To avoid being overwhelmed by the vast expanse of the Lyttelton theatre, marginalised by the sheer clutter of its roll-call of props, and upstaged by the production’s many sound and lighting cues, Cillian Murphy runs, jumps, stands still and employs numerous voices in order to make his presence felt in Enda Walsh’s one-man show Misterman. He succeeds brilliantly, holding the stage by giving the kind of performance that wins awards and demands a standing ovation.
The character Murphy plays is a self-styled evangelist called Thomas Magill, and his pulpit is the small village of Inishfree, many of whose inhabitants are, according to Magill, debauched sinners whose godless ways have tarred their village with blasphemy and sin.

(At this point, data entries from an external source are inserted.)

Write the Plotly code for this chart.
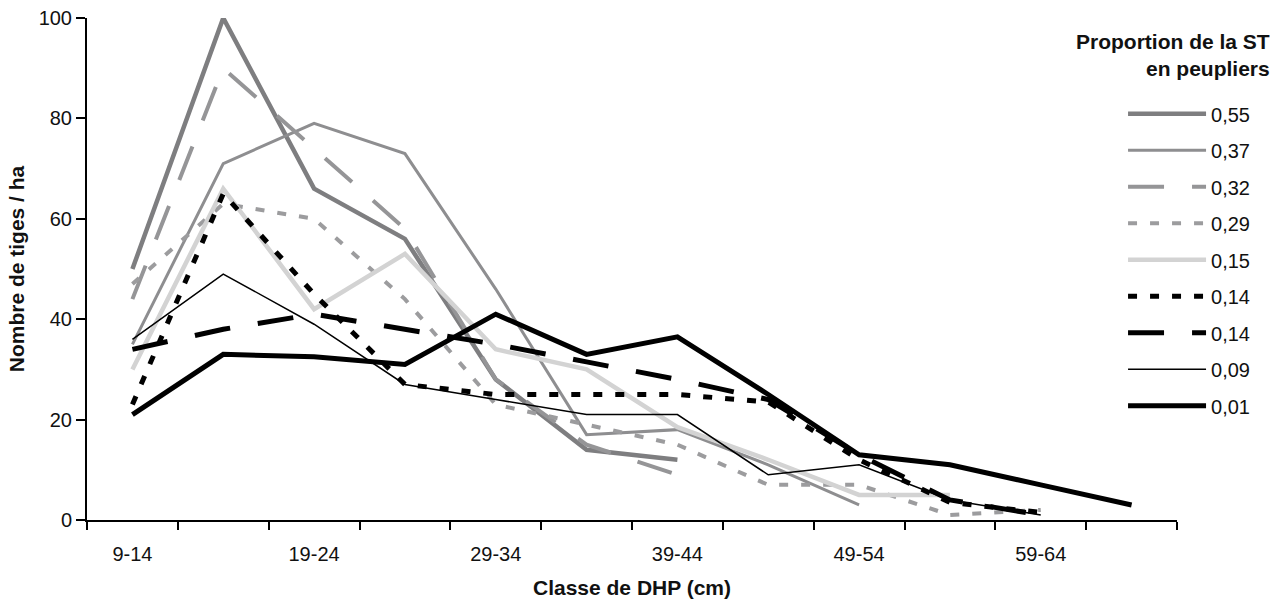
import plotly.graph_objects as go

# DBH classes (cm)
classes = ["9-14", "14-19", "19-24", "24-29", "29-34", "34-39",
           "39-44", "44-49", "49-54", "54-59", "59-64", "64-69"]

# Stems per hectare by DBH class, one series per poplar share of basal area
p055 = [50, 100, 66, 56, 28, 14, 12]
p037 = [35, 71, 79, 73, 46, 17, 18, 11, 3]
p032 = [44, 90, 74, 58, 28, 15, 9]
p029 = [47, 63, 60, 44, 23, 19, 15, 7, 7, 1, 2]
p015 = [30, 66, 42, 53, 34, 30, 18.5, 12, 5, 5]
p014_dot = [23, 65, 45, 27, 25, 25, 25, 23.5, 12, 3.5, 1.5]
p014_dash = [34, 38, 41, 38, 35, 31.5, 28, 24, 13, 4, 1]
p009 = [36, 49, 39, 27, 24, 21, 21, 9, 11, 4, 1]
p001 = [21, 33, 32.5, 31, 41, 33, 36.5, 25, 13, 11, 7, 3]

series_labels = ["0,55", "0,37", "0,32", "0,29", "0,15", "0,14", "0,14", "0,09", "0,01"]
series_values = [p055, p037, p032, p029, p015, p014_dot, p014_dash, p009, p001]
legend_title = "Proportion de la ST<br>en peupliers"

styles = [
    dict(color="#7e7e80", width=4.5, dash="solid"),
    dict(color="#8e8e90", width=3, dash="solid"),
    dict(color="#959597", width=4, dash="36px,28px"),
    dict(color="#9c9c9e", width=4, dash="9px,13px"),
    dict(color="#d3d3d3", width=4.5, dash="solid"),
    dict(color="#000000", width=5, dash="9px,13px"),
    dict(color="#000000", width=5, dash="36px,28px"),
    dict(color="#000000", width=1.5, dash="solid"),
    dict(color="#000000", width=5, dash="solid"),
]

FONT = "Liberation Sans, Arial, Helvetica, sans-serif"
FS = 20
FS_TITLE = 21

fig = go.Figure()
for i, (label, vals, st) in enumerate(zip(series_labels, series_values, styles)):
    fig.add_trace(go.Scatter(
        x=list(range(len(vals))),
        y=vals,
        mode="lines",
        name=label,
        legendgroup=f"g{i}",
        line=dict(color=st["color"], width=st["width"], dash=st["dash"]),
        hoverinfo="x+y+name",
    ))

# legend heading, right-aligned over the legend entries
fig.add_annotation(
    text=f"<b>{legend_title}</b>",
    xref="paper", yref="paper",
    x=1.087, y=0.926,
    xanchor="right", yanchor="middle",
    align="right",
    showarrow=False,
    font=dict(family=FONT, size=FS_TITLE, color="#111111"),
)

fig.update_layout(
    width=1280,
    height=602,
    margin=dict(l=87, r=103, t=18, b=82),
    paper_bgcolor="white",
    plot_bgcolor="white",
    font=dict(family=FONT, size=FS, color="#111111"),
    showlegend=True,
    legend=dict(
        x=0.9505, xanchor="left",
        y=0.848, yanchor="top",
        itemwidth=78,
        tracegroupgap=7.5,
        bgcolor="rgba(0,0,0,0)",
        font=dict(size=FS),
    ),
    xaxis=dict(
        range=[-0.5, 11.5],
        automargin=False,
        tickmode="array",
        tickvals=list(range(0, len(classes), 2)),
        ticktext=classes[::2],
        tickfont=dict(size=FS),
        ticks="outside",
        ticklen=15,
        tickcolor="rgba(0,0,0,0)",
        showgrid=False,
        zeroline=False,
        showline=True,
        linecolor="black",
        linewidth=2,
        minor=dict(
            tickmode="array",
            tickvals=[k - 0.5 for k in range(len(classes) + 1)],
            ticks="outside",
            ticklen=8,
            tickwidth=1.5,
            tickcolor="black",
            showgrid=False,
        ),
        title=dict(text="<b>Classe de DHP (cm)</b>", standoff=16,
                   font=dict(size=FS_TITLE)),
    ),
    yaxis=dict(
        range=[0, 100],
        automargin=False,
        tickmode="array",
        tickvals=[0, 20, 40, 60, 80, 100],
        tickfont=dict(size=FS),
        ticks="outside",
        ticklen=9,
        tickwidth=1.5,
        tickcolor="black",
        showgrid=False,
        zeroline=False,
        showline=True,
        linecolor="black",
        linewidth=2,
        title=dict(text="<b>Nombre de tiges / ha</b>", standoff=8,
                   font=dict(size=FS_TITLE)),
    ),
)

fig.write_html("out.html")
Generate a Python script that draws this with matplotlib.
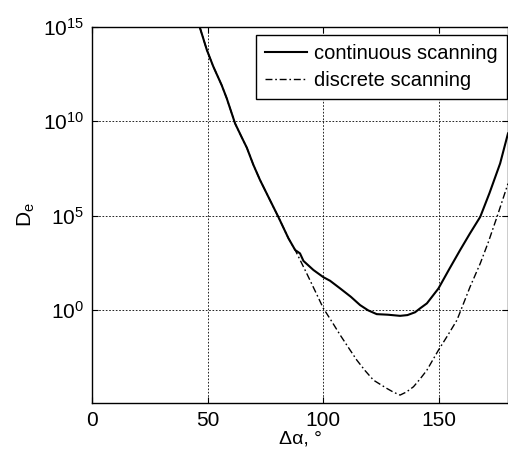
import matplotlib
matplotlib.use('Agg')
import matplotlib.pyplot as plt
import numpy as np

plt.rcParams['font.family'] = ['Liberation Sans', 'DejaVu Sans']
plt.rcParams['mathtext.fontset'] = 'custom'
plt.rcParams['mathtext.rm'] = 'Liberation Sans'
plt.rcParams['mathtext.it'] = 'Liberation Sans:italic'

# ── data (x in degrees, y as log10) ──
cont_x = [46.6, 49.7, 52.5, 56.1, 58.3, 61.9, 64.8, 67.0, 69.8, 72.7, 76.5, 80.6,
          85.0, 87.9, 90.0, 91.5, 95.8, 100.1, 103.0, 107.4, 112.0, 116.0, 119.5,
          123.2, 128.0, 133.3, 136.5, 139.8, 142.0, 144.9, 149.9, 154.5, 159.3,
          163.5, 168.0, 172.0, 176.6, 180.0]
cont_log = [15.0, 13.78, 12.9, 11.92, 11.22, 9.89, 9.15, 8.6, 7.70, 6.89, 5.95, 4.94,
            3.80, 3.18, 3.0, 2.6, 2.12, 1.74, 1.55, 1.14, 0.70, 0.26, -0.02,
            -0.22, -0.25, -0.31, -0.27, -0.12, 0.09, 0.35, 1.14, 2.15, 3.18,
            4.05, 4.94, 6.20, 7.77, 9.36]

disc_x = [46.6, 49.7, 52.5, 56.1, 58.3, 61.9, 64.8, 67.0, 69.8, 72.7, 76.5, 80.6,
          85.0, 87.9, 92.9, 96.5, 100.1, 103.8, 107.4, 111.0, 114.6, 118.2, 121.8,
          127.6, 130.5, 133.3, 136.0, 139.1, 142.0, 144.9, 149.9, 153.9, 157.9,
          163.6, 168.0, 171.5, 175.2, 180.0]
disc_log = [15.0, 13.78, 12.9, 11.92, 11.22, 9.89, 9.15, 8.6, 7.70, 6.89, 5.95, 4.94,
            3.80, 3.18, 1.94, 1.02, 0.09, -0.62, -1.33, -2.00, -2.66, -3.22, -3.72,
            -4.16, -4.36, -4.51, -4.35, -4.07, -3.65, -3.19, -2.13, -1.35, -0.54,
            1.23, 2.47, 3.60, 4.92, 6.70]

xticks = [0, 50, 100, 150]
yticks = [1e0, 1e5, 1e10, 1e15]

fig = plt.figure(figsize=(5.08, 4.50), dpi=100)
ax = fig.add_axes([92 / 508, 47 / 450, 416 / 508, 376 / 450])

ax.semilogy(cont_x, 10.0 ** np.array(cont_log), color='black', lw=1.5,
            label='continuous scanning')
ax.semilogy(disc_x, 10.0 ** np.array(disc_log), color='black', lw=1.0,
            linestyle=(0, (5, 2, 1.2, 2)), label='discrete scanning')

ax.set_xlim(0, 180)
ax.set_ylim(10 ** -4.93, 1e15)
ax.set_xticks(xticks)
ax.set_yticks(yticks)
ax.yaxis.set_minor_locator(matplotlib.ticker.NullLocator())
ax.tick_params(direction='in', top=True, right=True, labelsize=15, length=4, pad=6)
ax.grid(True, color='black', linestyle=(0, (2, 2)), linewidth=0.6)
for s in ax.spines.values():
    s.set_linewidth(1.0)

ax.set_xlabel('Δα, °', fontsize=14, labelpad=0)
ax.set_ylabel(r'D$_\mathregular{e}$', fontsize=15, labelpad=4)

leg = ax.legend(loc='upper right', bbox_to_anchor=(1 - 1.5 / 416, 1 - 8 / 376),
                fontsize=14.5, frameon=True, fancybox=False,
                edgecolor='black', framealpha=1.0, borderaxespad=0,
                handlelength=2.05, handletextpad=0.35, borderpad=0.45, labelspacing=0.38)
leg.get_frame().set_linewidth(1.0)

fig.savefig('out.png', dpi=100)
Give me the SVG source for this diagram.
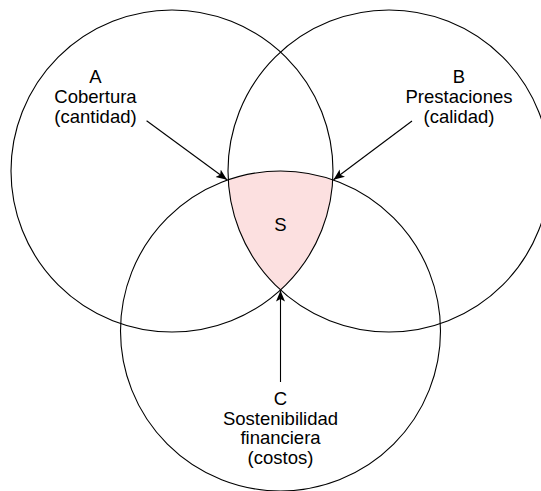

Trouble is, Thomas himself is not without his own dark side. A repressed, 30-something bachelor, he lives with his widowed mother and seems to spend much of his time in an industrial-type, multi-level warehouse whose bric-a-brac includes several functional tape-recorders, neon crucifixes and a vast array of junk that could conceivably even contain a kitchen sink. He has a decidedly violent streak, savagely illustrated when he kicks and batters to death a villager’s pesky dog and, in the play’s climax, murders a young woman he has fantasised into a heavenly angel.
The action takes place in the course of a single day, during which Thomas plays back numerous tape-recordings of conversations he has had with a motley collection of faithless village locals – some real, some imaginary – his main purpose, on all occasions, being to deliver unto his erring flock the word of God.
While Murphy’s tour de force powers the pistons of this flamboyant monologue, turning Misterman into a compellingly physical piece of theatre, emotionally Walsh’s play fails to engage. The bottom line is that his protagonist is an out-and-out nutcase, a dysfunctional fundamentalist with whom it is impossible to engage. There isn’t even a back-story to indicate how, why or when he found God.
As a rule I find insanity, as opposed to eccentricity or quirkiness, hard to convey convincingly or with compassion. Nothing Thomas says or does contradicts this, and spending an uninterrupted 90 minutes in his addled company without recourse to an interval drink, is not my idea of a stimulating evening in the theatre.
There is no denying, though, the skill of Murphy’s star turn, the visual impact of Jamie Vartan’s set, Adam Silverman’s effective lighting, Gregory Clarke’s inventive sound design, and direction by the author that keeps pace with his creation’s colourful motor-mouth. I just wish the play offered some nourishing food for thought.